Which lines hold the word "picture"? Copy each of them from the material.

— Begin Recorded data —

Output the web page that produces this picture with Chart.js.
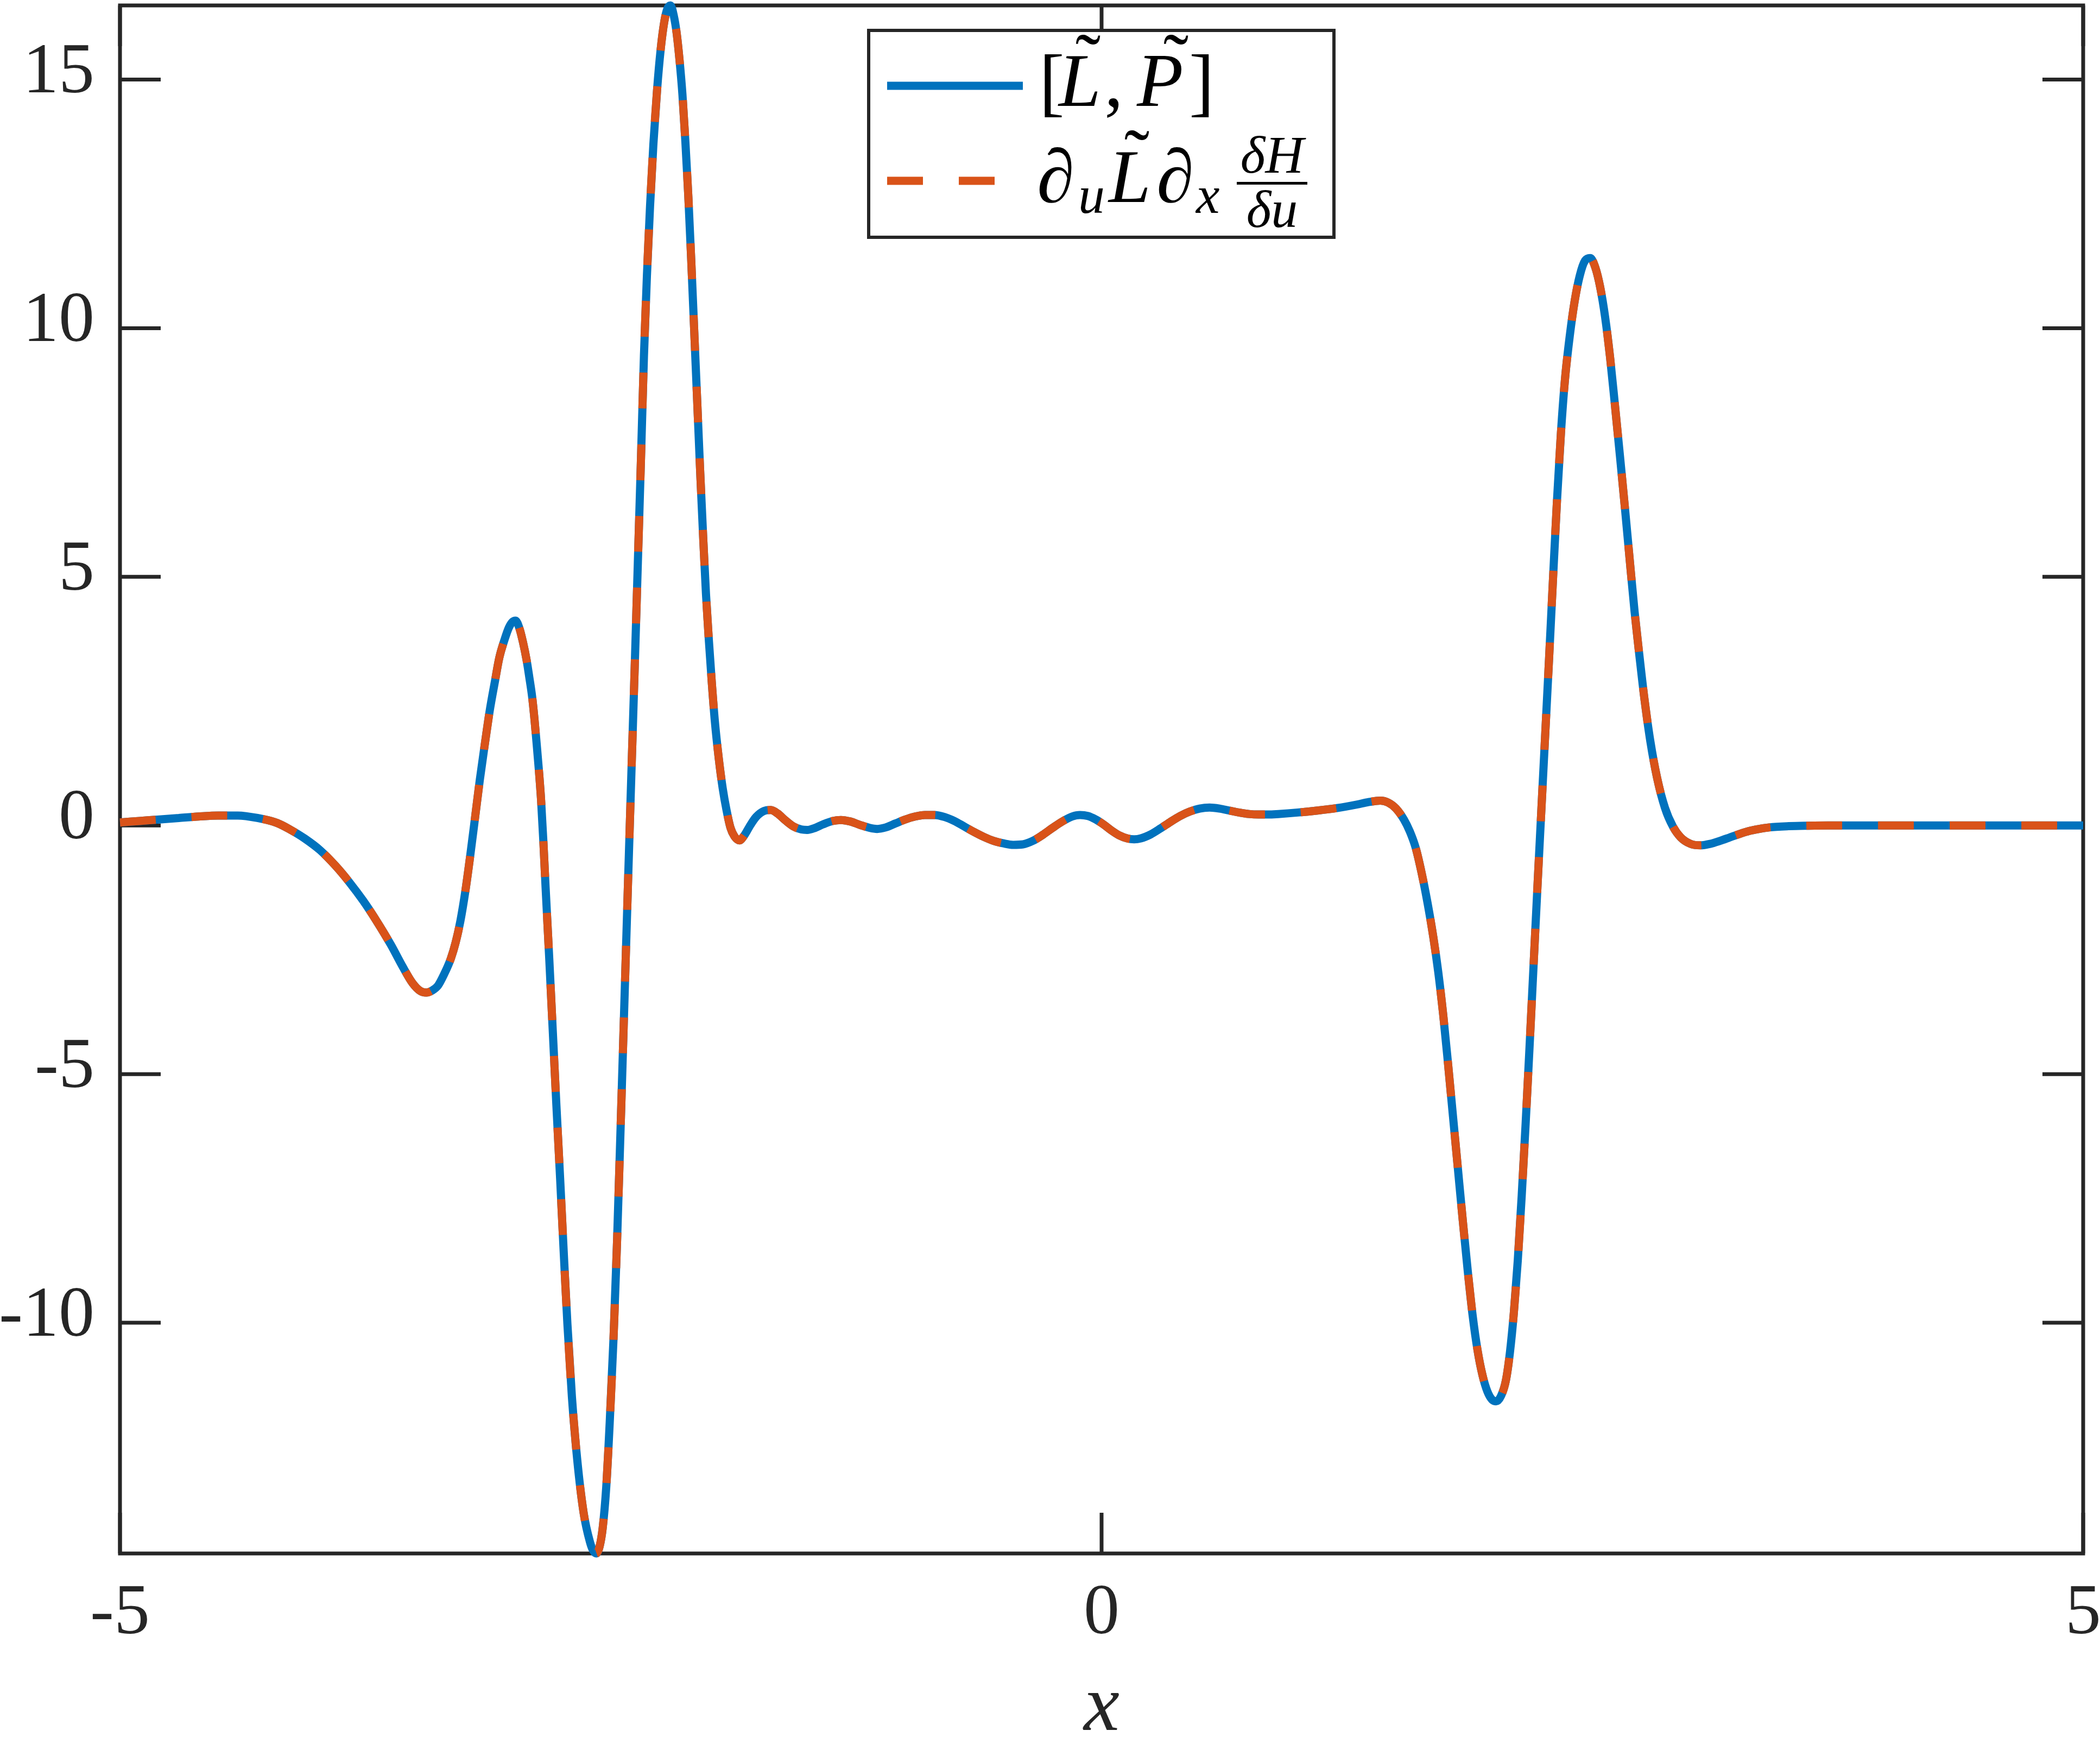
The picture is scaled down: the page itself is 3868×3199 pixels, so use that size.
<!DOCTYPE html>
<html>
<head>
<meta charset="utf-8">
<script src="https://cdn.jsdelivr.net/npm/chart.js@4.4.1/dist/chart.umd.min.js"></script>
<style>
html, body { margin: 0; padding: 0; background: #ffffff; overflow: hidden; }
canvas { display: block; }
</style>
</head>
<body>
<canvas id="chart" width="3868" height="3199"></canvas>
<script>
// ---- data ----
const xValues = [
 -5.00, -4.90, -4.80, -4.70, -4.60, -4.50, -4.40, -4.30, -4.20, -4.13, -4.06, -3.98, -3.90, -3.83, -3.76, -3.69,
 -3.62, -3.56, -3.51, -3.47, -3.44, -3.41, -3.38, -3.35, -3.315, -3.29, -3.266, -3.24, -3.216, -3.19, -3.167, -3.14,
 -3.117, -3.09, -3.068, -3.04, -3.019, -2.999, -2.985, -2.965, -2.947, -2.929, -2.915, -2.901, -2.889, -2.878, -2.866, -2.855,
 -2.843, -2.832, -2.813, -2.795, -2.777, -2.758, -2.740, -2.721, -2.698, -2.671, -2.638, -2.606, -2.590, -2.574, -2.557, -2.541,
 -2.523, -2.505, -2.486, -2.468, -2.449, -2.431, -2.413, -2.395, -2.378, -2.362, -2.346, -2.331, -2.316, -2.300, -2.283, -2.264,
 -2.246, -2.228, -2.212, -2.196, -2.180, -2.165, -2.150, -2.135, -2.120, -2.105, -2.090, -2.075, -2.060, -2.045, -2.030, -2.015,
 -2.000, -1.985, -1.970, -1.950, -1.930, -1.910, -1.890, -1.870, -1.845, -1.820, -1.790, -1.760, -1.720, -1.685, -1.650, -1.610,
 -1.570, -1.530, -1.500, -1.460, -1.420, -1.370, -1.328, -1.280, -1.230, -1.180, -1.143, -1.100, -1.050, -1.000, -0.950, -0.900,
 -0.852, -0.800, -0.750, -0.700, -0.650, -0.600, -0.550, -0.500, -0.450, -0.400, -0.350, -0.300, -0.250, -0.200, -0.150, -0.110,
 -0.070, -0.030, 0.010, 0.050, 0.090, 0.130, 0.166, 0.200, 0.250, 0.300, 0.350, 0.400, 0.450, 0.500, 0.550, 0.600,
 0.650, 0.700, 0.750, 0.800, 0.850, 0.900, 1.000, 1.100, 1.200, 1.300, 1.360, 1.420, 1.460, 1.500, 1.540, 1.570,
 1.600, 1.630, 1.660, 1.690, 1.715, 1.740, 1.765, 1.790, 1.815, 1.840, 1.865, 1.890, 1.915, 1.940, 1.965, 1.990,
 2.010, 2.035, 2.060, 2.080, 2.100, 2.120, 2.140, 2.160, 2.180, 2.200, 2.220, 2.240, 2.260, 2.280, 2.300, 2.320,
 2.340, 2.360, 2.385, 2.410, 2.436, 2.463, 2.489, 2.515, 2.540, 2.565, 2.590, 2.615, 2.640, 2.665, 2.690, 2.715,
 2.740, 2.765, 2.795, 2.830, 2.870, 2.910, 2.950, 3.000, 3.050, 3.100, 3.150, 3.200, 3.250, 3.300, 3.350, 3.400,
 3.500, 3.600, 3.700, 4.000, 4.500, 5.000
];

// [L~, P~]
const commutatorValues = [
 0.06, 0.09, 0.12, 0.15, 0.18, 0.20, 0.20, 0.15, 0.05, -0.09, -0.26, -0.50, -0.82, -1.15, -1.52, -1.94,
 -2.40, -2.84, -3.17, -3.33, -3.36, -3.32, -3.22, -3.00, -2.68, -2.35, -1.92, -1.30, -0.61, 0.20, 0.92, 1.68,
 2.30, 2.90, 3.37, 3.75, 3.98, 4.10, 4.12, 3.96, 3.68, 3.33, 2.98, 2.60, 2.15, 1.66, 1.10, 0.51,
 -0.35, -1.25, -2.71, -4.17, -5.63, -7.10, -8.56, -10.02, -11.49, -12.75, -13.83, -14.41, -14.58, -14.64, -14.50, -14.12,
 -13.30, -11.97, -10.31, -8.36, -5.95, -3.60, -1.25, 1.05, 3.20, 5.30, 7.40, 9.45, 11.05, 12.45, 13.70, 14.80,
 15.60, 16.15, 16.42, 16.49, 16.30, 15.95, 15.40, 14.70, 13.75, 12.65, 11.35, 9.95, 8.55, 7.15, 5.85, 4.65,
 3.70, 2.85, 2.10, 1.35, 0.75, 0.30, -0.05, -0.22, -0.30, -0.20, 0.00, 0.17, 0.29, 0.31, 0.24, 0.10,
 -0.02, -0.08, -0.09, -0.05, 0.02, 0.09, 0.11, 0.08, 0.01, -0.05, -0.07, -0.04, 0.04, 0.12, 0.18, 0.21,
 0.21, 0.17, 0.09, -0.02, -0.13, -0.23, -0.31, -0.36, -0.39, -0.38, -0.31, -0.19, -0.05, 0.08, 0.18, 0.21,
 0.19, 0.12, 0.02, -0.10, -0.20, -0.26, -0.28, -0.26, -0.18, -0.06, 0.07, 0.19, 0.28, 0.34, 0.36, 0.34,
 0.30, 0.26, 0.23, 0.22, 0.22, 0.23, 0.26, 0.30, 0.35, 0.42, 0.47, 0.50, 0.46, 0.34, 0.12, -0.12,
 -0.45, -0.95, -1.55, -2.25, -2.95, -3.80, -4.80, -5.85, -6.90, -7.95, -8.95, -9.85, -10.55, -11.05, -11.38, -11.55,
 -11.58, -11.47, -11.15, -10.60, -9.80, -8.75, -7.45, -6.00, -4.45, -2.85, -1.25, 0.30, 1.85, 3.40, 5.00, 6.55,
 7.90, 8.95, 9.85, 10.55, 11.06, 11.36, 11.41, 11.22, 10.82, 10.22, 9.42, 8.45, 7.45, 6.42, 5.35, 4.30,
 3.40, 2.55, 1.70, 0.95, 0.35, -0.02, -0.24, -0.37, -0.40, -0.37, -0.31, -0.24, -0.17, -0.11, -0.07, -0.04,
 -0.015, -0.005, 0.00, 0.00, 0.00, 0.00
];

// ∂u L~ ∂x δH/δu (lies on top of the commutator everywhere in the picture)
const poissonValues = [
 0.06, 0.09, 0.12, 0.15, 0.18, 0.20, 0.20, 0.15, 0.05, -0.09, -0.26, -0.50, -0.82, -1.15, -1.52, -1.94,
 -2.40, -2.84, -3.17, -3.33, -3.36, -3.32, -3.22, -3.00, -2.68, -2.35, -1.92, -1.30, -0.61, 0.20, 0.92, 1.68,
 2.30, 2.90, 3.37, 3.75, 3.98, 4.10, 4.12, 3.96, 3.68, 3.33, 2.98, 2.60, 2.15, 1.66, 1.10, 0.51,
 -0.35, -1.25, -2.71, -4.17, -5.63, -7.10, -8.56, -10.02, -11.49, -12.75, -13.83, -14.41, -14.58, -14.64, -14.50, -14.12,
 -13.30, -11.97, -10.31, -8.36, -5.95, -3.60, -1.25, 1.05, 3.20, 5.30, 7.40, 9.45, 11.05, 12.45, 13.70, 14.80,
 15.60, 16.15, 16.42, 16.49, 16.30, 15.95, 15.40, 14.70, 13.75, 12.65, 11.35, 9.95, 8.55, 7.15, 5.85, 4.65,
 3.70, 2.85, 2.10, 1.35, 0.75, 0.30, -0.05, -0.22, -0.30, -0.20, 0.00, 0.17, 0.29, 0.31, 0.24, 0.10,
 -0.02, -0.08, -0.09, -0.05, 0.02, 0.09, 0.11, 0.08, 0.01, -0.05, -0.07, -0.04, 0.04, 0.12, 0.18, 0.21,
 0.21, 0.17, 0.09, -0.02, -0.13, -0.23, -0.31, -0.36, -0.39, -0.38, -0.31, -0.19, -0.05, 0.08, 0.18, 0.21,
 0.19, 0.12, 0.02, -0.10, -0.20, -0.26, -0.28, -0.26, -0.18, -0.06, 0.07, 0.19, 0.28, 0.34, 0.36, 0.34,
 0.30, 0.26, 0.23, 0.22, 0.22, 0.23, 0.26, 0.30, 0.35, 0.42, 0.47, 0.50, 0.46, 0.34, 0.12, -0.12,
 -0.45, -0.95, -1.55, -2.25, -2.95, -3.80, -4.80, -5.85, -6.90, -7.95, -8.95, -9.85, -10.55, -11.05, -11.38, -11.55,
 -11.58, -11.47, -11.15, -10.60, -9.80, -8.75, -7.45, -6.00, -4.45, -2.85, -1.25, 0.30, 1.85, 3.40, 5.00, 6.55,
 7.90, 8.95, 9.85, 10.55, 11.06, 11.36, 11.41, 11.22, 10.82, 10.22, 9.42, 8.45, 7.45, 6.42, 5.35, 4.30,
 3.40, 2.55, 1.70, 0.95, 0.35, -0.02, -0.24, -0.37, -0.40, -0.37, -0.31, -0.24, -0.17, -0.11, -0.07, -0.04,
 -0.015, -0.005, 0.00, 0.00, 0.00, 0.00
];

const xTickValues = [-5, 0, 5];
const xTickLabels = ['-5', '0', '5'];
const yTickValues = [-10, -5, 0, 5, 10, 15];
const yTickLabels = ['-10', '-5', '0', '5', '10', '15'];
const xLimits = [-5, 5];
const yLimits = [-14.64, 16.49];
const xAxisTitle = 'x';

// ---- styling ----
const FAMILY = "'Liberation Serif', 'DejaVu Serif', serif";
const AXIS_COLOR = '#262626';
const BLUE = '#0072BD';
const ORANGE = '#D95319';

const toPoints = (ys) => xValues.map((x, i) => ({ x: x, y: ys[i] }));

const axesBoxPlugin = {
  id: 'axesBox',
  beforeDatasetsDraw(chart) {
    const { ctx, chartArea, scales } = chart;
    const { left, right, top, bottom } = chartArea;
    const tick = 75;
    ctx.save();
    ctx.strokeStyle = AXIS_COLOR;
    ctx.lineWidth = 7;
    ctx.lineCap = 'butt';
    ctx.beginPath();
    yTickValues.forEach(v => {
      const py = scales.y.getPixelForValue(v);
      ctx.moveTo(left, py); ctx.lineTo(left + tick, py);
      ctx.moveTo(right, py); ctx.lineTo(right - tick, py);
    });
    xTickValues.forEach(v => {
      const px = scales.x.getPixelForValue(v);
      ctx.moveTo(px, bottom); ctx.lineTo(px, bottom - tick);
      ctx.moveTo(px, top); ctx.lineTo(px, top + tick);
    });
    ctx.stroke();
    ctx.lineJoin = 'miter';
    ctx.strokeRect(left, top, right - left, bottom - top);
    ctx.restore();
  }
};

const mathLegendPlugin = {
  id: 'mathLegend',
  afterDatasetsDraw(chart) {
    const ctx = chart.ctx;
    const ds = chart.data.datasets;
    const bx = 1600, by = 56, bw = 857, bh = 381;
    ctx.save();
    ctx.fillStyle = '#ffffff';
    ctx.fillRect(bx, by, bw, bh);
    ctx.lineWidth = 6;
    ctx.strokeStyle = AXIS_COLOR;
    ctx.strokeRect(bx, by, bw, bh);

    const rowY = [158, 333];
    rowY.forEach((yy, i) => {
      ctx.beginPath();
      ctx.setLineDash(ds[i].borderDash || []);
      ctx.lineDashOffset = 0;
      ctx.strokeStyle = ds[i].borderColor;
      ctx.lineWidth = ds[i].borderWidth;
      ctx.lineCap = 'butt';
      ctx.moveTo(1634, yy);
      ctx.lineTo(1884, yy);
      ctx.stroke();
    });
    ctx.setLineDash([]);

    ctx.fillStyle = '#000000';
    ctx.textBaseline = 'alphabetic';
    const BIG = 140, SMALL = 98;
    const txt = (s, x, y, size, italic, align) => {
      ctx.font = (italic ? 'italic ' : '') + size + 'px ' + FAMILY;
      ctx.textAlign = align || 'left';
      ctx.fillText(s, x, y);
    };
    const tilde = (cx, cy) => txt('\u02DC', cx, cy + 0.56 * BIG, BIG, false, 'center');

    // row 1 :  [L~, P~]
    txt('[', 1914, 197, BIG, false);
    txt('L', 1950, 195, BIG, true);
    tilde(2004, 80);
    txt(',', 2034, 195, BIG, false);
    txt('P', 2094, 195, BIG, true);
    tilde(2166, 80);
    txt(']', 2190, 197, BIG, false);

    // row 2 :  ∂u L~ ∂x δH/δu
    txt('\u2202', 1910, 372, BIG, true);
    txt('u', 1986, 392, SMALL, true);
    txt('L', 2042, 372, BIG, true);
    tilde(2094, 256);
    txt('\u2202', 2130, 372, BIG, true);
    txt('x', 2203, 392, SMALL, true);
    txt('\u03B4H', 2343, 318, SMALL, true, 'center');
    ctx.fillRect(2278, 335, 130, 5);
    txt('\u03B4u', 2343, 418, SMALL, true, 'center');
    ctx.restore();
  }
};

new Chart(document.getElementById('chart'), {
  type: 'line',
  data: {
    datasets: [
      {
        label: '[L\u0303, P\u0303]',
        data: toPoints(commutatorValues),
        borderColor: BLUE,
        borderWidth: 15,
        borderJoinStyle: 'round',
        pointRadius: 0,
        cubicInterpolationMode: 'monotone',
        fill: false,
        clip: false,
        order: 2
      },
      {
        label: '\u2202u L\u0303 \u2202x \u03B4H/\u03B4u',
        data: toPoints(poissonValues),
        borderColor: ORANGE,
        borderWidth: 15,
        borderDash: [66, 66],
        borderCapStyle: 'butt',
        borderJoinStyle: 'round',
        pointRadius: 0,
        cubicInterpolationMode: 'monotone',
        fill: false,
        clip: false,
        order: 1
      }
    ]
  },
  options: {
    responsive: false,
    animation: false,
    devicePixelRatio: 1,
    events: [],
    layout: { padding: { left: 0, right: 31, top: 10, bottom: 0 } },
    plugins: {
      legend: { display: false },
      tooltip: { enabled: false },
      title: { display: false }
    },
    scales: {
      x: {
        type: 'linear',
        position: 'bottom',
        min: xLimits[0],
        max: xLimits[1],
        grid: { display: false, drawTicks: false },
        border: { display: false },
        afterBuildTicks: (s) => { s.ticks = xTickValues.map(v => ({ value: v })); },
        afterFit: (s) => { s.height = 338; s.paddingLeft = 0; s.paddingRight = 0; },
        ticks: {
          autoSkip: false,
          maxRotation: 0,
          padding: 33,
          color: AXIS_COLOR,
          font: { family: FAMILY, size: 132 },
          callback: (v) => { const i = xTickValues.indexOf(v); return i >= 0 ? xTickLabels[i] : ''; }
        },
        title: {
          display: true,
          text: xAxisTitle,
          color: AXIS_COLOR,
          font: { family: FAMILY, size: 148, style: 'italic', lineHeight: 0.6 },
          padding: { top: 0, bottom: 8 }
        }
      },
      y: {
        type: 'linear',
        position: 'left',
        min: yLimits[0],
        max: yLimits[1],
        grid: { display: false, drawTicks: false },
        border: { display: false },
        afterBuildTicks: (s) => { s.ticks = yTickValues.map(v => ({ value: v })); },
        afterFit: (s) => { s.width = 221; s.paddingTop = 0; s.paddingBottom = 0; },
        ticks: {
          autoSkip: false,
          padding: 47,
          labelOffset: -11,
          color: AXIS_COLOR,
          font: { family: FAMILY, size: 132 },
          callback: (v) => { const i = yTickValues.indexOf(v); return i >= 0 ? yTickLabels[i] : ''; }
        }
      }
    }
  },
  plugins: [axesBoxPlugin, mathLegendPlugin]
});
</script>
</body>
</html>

— End Recorded data —

### Written solution:
Output the web page that produces this picture with Chart.js.
The picture is scaled down: the page itself is 3868×3199 pixels, so use that size.
// ∂u L~ ∂x δH/δu (lies on top of the commutator everywhere in the picture)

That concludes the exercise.